= Jim Lacey =

Australian zoo manager (1934–2008)

James Francis Lacey (5 June 1934 – 31 January 2008) was an Australian whose work was considered instrumental in the development of the Western Plains Zoo in Dubbo, New South Wales, as its general manager from 1988 to 1992. Lacey also served as the administrator of Lord Howe Island beginning in 1983.

==Early life==
Lacey was born in Sydney, Australia, in 1934. He resided in the city until he was 29 years old. He moved to Young, New South Wales, with his wife, Judith, and their oldest daughter, Elizabeth, in 1963.

The family moved again in 1971, this time to the city of Wagga Wagga. There, Lacey was employed as a Regional Development Officer for The Riverina.

==Career==
Jim Lacey was appointed the administrator of Lord Howe Island in 1983 by the Department of the NSW Government of the Premier of New South Wales, Neville Wran. Lacey was praised for his work as administrator of the island, which is a territory within New South Wales.
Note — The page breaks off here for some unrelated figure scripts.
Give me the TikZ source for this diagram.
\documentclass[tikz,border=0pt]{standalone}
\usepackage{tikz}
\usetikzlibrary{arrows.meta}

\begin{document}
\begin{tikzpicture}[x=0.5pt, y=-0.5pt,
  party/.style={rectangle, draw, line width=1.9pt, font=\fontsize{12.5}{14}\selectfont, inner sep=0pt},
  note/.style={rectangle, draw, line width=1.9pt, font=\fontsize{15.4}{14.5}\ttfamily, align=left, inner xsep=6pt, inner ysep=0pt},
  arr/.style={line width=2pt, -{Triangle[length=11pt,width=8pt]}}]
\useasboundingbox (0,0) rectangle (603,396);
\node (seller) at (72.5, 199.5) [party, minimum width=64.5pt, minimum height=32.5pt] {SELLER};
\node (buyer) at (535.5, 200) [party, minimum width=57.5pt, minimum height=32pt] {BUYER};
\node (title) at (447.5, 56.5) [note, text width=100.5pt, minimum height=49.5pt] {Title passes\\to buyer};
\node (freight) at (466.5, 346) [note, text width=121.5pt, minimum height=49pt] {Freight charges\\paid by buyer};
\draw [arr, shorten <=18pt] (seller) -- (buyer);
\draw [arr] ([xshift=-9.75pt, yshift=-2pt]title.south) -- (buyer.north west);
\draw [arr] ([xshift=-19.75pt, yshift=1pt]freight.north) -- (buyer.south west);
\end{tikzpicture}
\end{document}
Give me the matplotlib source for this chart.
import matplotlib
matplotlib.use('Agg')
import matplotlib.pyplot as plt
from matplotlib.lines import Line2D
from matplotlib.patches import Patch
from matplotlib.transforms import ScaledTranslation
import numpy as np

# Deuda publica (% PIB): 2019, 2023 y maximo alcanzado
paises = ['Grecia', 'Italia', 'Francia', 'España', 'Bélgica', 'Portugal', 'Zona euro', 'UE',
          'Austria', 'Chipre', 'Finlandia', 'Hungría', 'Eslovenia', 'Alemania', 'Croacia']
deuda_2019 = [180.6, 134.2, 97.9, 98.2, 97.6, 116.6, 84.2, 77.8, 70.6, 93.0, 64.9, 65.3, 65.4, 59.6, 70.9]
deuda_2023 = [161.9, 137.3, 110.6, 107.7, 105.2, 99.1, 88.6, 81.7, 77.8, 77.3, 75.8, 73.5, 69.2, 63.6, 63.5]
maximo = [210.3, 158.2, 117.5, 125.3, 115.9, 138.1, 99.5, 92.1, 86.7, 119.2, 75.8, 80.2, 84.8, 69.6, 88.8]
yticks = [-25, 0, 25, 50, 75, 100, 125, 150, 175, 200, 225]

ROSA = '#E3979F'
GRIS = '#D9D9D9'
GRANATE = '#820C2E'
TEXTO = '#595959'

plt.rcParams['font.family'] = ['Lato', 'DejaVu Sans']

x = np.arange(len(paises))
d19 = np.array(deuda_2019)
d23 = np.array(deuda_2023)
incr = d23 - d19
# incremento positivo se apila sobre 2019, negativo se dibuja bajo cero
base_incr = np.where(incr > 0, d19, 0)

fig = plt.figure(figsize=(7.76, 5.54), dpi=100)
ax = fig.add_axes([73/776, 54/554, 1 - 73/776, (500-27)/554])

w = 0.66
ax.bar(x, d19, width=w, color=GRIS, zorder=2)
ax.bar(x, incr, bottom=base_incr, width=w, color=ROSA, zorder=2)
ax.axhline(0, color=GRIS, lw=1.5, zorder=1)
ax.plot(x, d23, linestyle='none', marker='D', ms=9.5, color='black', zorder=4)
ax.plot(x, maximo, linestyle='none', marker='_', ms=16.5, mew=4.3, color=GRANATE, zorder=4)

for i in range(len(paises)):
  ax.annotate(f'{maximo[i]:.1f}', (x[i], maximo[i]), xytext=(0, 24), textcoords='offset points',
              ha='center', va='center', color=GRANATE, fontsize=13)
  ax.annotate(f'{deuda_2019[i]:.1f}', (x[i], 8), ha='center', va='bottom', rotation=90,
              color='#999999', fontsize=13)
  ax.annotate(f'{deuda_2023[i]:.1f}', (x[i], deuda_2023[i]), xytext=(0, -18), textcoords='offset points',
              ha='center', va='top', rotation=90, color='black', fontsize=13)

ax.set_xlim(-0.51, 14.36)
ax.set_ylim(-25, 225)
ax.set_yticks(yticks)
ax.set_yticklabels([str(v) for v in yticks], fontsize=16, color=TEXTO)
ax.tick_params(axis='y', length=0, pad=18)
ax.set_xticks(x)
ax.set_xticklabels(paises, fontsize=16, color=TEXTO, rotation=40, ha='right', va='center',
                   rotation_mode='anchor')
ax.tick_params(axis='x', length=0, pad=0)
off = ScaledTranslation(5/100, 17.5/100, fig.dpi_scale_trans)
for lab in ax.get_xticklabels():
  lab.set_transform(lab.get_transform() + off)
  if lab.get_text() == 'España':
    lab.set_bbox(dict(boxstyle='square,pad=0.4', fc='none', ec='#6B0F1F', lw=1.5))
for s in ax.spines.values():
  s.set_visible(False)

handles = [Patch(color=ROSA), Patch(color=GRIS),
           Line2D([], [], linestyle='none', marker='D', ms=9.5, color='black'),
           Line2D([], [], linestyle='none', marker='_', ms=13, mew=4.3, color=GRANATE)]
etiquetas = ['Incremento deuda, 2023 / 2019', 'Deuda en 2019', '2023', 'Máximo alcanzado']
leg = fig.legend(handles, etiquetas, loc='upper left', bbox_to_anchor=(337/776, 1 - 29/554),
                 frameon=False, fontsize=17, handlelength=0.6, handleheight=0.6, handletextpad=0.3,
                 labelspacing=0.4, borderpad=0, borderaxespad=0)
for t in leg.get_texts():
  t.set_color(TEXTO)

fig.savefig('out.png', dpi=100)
Lacey's work on Lord Howe Island was noticed by John Kelly, the chief zoo Director of Parks and Wildlife. Kelly asked Lacey to join the Western Plains Zoo in 1988 as general manager, an offer which Lacey accepted. (The Western Plains Zoo is now called the Taronga Western Plains Zoo). During his time at the zoo, Lacey worked to grow and develop the zoo's facilities, while maintaining an open-range concept for the animals.

Lacey oversaw the introduction of Asiatic lions to the Western Plains Zoo. Another of Lacey's initiatives involved the construction of elevated canopy-level platforms in the zoo's koala exhibit, so visitors could view the koalas at eye level instead of from the ground. Lacey also travelled to Zimbabwe to negotiate the acquisition of several endangered black rhinos. The black rhino breeding program at the Western Plains Zoo is now a well regarded initiative.
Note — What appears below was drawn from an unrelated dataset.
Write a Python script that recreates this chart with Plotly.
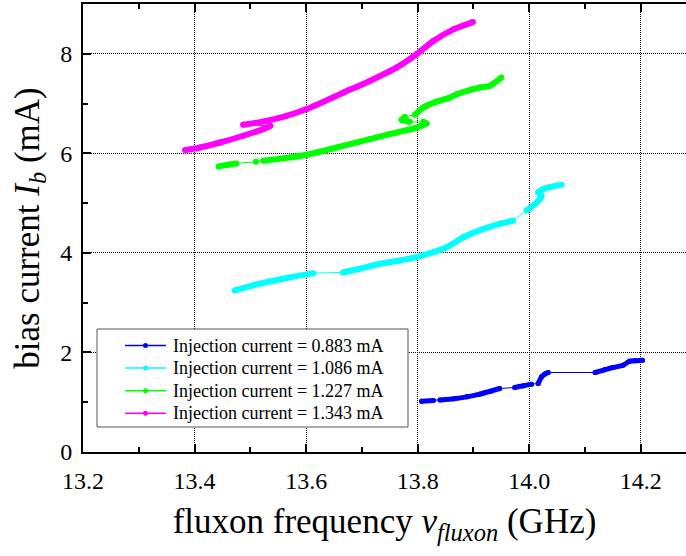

Lacey hosted Queen Elizabeth II on her visit to the Western Plains Zoo in 1992. He also aggressively promoted the zoo as a major area tourist attraction.

Lacey voluntarily left the zoo in 1992. Lacey moved to Darwin, Australia, where he took a position at the Northern Territory Wildlife Park for two years and developed a similar open range concept for the animals of that zoo as well.
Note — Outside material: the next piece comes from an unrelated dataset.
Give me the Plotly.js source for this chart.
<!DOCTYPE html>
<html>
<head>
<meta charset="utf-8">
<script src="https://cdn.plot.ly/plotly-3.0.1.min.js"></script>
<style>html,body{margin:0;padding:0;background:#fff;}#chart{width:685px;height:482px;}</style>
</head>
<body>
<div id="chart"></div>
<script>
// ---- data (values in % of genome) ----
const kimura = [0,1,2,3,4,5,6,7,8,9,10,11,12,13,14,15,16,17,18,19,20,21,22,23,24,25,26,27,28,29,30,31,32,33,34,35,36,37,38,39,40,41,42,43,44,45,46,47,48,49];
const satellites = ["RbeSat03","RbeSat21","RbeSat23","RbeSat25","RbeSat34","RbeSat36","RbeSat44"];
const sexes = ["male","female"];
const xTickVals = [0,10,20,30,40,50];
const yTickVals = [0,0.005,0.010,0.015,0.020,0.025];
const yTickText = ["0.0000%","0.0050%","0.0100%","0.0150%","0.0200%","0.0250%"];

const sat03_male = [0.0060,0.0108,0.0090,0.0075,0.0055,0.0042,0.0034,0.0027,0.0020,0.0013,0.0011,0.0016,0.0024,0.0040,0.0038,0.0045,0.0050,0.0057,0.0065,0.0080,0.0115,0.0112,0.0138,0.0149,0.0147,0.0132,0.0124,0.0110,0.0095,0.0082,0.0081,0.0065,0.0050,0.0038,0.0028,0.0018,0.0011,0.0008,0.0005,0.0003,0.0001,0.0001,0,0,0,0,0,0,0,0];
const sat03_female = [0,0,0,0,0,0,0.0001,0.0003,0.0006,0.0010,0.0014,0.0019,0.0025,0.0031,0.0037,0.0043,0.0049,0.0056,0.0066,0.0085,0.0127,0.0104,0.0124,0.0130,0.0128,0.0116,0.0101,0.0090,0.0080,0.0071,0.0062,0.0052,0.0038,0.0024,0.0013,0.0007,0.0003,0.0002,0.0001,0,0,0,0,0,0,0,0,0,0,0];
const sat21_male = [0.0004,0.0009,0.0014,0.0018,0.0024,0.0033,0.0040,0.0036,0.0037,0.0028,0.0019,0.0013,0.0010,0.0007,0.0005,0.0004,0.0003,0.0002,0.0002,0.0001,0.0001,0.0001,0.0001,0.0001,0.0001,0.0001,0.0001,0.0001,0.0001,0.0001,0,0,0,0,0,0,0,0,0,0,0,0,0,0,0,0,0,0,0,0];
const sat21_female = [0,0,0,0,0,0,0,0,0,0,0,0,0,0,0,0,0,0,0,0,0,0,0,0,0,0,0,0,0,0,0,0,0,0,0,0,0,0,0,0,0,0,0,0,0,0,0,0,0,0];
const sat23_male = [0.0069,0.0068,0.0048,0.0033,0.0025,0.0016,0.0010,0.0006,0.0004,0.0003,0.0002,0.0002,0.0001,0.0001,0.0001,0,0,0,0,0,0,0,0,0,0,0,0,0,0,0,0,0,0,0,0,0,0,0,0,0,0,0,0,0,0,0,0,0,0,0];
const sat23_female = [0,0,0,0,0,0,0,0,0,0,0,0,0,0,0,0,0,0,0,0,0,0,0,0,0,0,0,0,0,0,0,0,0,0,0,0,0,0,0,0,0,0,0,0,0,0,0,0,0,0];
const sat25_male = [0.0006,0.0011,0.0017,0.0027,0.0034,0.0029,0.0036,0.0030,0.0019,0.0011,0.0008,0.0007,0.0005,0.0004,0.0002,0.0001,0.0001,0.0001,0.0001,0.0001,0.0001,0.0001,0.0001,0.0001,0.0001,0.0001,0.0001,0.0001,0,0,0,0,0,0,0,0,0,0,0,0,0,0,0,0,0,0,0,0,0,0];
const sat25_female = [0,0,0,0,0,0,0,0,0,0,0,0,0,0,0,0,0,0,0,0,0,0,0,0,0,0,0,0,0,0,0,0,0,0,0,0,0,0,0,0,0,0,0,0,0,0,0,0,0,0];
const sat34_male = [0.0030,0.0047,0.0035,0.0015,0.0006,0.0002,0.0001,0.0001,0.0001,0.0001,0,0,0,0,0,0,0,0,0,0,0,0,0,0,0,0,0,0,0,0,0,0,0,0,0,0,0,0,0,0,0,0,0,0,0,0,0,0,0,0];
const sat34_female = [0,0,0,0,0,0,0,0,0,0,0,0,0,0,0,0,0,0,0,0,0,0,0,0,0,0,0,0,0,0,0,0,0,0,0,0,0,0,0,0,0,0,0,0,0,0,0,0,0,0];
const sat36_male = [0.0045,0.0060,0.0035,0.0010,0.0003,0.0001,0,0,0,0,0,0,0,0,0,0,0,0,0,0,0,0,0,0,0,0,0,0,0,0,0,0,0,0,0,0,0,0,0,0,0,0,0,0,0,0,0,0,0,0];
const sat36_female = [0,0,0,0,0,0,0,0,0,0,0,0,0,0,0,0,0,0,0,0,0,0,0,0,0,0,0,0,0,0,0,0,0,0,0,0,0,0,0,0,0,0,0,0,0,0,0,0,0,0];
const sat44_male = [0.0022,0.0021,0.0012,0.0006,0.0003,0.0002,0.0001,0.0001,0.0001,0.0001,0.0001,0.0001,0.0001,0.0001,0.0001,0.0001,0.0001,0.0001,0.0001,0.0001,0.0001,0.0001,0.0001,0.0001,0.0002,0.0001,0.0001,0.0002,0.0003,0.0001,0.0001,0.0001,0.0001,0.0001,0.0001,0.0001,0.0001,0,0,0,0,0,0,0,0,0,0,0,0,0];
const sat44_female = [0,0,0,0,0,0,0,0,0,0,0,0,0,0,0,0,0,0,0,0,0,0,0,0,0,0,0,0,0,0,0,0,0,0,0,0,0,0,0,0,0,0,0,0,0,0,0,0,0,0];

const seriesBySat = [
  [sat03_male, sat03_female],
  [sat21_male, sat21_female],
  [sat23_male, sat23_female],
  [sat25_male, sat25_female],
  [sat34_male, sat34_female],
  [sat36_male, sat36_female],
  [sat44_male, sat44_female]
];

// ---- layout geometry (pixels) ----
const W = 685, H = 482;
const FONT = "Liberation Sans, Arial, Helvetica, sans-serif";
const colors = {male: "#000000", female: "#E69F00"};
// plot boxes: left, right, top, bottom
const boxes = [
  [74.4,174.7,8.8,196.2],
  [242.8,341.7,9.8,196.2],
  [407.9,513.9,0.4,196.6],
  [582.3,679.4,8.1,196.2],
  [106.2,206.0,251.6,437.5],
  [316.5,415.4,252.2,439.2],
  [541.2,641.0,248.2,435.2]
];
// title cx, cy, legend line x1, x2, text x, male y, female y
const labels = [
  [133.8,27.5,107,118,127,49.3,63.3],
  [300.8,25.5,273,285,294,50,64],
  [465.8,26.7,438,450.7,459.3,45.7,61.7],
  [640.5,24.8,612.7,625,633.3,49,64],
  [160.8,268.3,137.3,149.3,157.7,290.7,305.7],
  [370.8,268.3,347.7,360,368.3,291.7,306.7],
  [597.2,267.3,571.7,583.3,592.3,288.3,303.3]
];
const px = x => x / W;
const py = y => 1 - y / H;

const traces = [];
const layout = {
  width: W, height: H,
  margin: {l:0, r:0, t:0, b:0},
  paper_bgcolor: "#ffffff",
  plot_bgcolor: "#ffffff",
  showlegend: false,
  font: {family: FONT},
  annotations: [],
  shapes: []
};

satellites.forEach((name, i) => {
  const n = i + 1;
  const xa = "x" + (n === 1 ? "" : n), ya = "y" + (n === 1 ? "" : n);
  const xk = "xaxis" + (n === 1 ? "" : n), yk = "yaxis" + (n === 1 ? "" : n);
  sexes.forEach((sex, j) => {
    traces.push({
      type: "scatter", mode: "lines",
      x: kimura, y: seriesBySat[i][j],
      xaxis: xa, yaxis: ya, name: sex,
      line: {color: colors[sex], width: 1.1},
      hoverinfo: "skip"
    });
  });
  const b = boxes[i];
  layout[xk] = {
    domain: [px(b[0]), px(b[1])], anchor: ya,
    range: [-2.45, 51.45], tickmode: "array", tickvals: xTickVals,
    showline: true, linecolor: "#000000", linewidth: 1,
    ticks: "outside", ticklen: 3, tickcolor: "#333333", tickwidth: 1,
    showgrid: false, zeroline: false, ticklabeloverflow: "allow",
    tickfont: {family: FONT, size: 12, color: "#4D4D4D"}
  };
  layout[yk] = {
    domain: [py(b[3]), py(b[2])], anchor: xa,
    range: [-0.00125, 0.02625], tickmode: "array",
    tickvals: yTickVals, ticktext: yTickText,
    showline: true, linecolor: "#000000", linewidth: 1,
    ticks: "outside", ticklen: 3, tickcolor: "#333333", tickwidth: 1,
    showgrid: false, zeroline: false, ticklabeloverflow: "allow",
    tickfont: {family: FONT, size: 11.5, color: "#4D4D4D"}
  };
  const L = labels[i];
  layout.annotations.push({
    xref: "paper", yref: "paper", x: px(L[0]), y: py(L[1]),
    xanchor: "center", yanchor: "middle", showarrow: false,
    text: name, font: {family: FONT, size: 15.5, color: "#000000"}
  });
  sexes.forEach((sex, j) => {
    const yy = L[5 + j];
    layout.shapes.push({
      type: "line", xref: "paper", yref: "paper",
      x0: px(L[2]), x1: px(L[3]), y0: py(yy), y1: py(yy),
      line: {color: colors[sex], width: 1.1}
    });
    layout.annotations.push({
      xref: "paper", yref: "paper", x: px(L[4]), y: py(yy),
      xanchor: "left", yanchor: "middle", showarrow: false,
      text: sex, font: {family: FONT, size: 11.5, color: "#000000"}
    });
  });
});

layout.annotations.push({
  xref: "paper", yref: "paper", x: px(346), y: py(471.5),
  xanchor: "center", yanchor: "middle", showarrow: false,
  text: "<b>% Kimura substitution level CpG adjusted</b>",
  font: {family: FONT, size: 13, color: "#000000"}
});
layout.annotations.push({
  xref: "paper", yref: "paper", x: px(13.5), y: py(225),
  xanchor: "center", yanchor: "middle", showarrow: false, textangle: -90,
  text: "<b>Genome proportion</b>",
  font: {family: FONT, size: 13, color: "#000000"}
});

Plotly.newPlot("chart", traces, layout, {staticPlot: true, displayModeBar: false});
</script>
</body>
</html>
Lacey and his wife later moved to Coffs Harbour. He served as the New Business Development Manager on the local council until his retirement in 2004. He moved to Woonona upon his retirement.

==Death==
Jim Lacey died on 31 January 2008, at a hospital near Wollongong at the age of 73. He was survived by his wife, Judith, and their five children: Elizabeth Hirst, Mary Louise Lacey, Catherine McClintock, Andrew Lacey and Anne Lacey.

Lacey's funeral was held at St Joseph's Catholic Church in Bulli.